Since this case was submitted, our attention has been called by appellee to the case of Dakin v. Bayly, 290 U.S. 143, 54 S.Ct. 113, 116, 78 L.Ed. 229, 90 A.L.R. 999. There the court dealt with a statute and a case based on instructions to collect and remit, and adhered to the view here expressed, as announced in the case of Bank of the Metropolis, supra, the court saying: "In that case the forwarding bank, for all that appeared, was the owner of the paper.

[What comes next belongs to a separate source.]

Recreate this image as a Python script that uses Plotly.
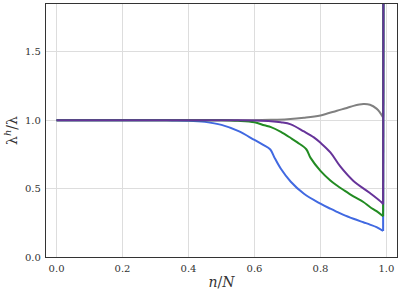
import plotly.graph_objects as go

# curves (n/N vs lambda^h/lambda)
x_blue = [0, 0.1, 0.2, 0.3, 0.35, 0.4, 0.45, 0.5, 0.55, 0.6, 0.625, 0.648, 0.66, 0.68, 0.71, 0.75, 0.8, 0.83, 0.85, 0.87, 0.9, 0.93, 0.95, 0.97, 0.99]
y_blue = [1, 1, 1, 1, 0.999, 0.997, 0.988, 0.966, 0.922, 0.856, 0.822, 0.786, 0.73, 0.645, 0.55, 0.462, 0.39, 0.353, 0.33, 0.308, 0.28, 0.254, 0.237, 0.218, 0.19]

x_green = [0, 0.1, 0.2, 0.3, 0.4, 0.5, 0.55, 0.6, 0.63, 0.65, 0.68, 0.71, 0.73, 0.757, 0.77, 0.8, 0.83, 0.85, 0.87, 0.9, 0.93, 0.95, 0.97, 0.99]
y_green = [1, 1, 1, 1, 1, 1, 0.996, 0.985, 0.963, 0.95, 0.915, 0.87, 0.838, 0.788, 0.725, 0.63, 0.56, 0.523, 0.49, 0.443, 0.402, 0.366, 0.335, 0.298]

x_purple = [0, 0.1, 0.2, 0.3, 0.4, 0.5, 0.55, 0.6, 0.65, 0.68, 0.71, 0.75, 0.78, 0.8, 0.83, 0.86, 0.9, 0.95, 0.985, 0.99]
y_purple = [1, 1, 1, 1, 1, 1, 1, 0.998, 0.993, 0.985, 0.97, 0.918, 0.875, 0.835, 0.765, 0.662, 0.556, 0.468, 0.40, 0.385]

x_gray = [0, 0.1, 0.2, 0.3, 0.4, 0.5, 0.6, 0.65, 0.7, 0.75, 0.8, 0.85, 0.88, 0.9, 0.93, 0.95, 0.97, 0.98, 0.99]
y_gray = [1, 1, 1, 1, 1, 1, 1.0, 1.003, 1.008, 1.018, 1.035, 1.07, 1.09, 1.105, 1.118, 1.113, 1.085, 1.058, 1.02]

# every curve shoots up (off the chart) right before n/N = 1
x_spike = 0.992
y_spike = 4.0

x_ticks = [0.0, 0.2, 0.4, 0.6, 0.8, 1.0]
y_ticks = [0.0, 0.5, 1.0, 1.5]

fig = go.Figure()
series = [
    (x_gray, y_gray, "#808080"),
    (x_blue, y_blue, "#4169E1"),
    (x_green, y_green, "#228B22"),
    (x_purple, y_purple, "#663399"),
]
for xs, ys, col in series:
    fig.add_trace(go.Scatter(x=xs, y=ys, mode="lines",
                             line=dict(color=col, width=2, shape="spline", smoothing=1.0),
                             showlegend=False))
    fig.add_trace(go.Scatter(x=[xs[-1], x_spike], y=[ys[-1], y_spike], mode="lines",
                             line=dict(color=col, width=2), showlegend=False))

tfont = dict(family="DejaVu Serif", size=10, color="#333")
fig.update_layout(
    width=399, height=294,
    margin=dict(l=46, r=2, t=4, b=37),
    plot_bgcolor="white", paper_bgcolor="white",
    font=tfont,
)
fig.update_xaxes(
    range=[-0.032, 1.032], tickvals=x_ticks, ticktext=[f"{v:.1f}" for v in x_ticks],
    showgrid=True, gridcolor="#dddddd", gridwidth=1, zeroline=False,
    showline=True, linecolor="#333", linewidth=1.2, mirror=True,
    ticks="", ticklabelstandoff=2, automargin=False, tickfont=tfont,
    title=dict(text="<i>n</i>/<i>N</i>", font=dict(family="DejaVu Serif", size=14, color="#333"), standoff=4),
)
fig.update_yaxes(
    range=[0, 1.85], tickvals=y_ticks, ticktext=[f"{v:.1f}" for v in y_ticks],
    showgrid=True, gridcolor="#dddddd", gridwidth=1, zeroline=False,
    showline=True, linecolor="#333", linewidth=1.2, mirror=True,
    ticks="", ticklabelstandoff=2, automargin=False, tickfont=tfont,
    title=dict(text="λ<sup><i>h</i></sup>/λ", font=dict(family="DejaVu Serif", size=14, color="#333"), standoff=4),
)

# the page body has an 8px default margin; drop it so the figure fills the window
fig.write_html("out.html", config={"displayModeBar": False},
               post_script="document.body.style.margin='0';document.body.style.overflow='hidden';")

There was neither contract nor statute to the contrary." The dissenting opinion likewise adheres to the rule announced in the case of the Bank of the Metropolis. *Page 879

The evidence in this case wholly fails to establish that the local bank received this check from Allen at a time when it was insolvent; and there has been no effort to prove any knowledge of insolvency on the part of the Memphis Bank; in fact, the record discloses that the Memphis Bank allowed and permitted the local bank to continue to draw out funds in a considerable amount between the date of receipt of this check and the date it had notice of the local bank's failure.

The case is reversed, and the petition is dismissed as to the First National Bank of Memphis, and affirmed as to J.S. Love, superintendent of banks, and his successor in office, but is modified to the extent that no preference is allowed by the decree of the lower court.

Reversed in part, and affirmed as modified.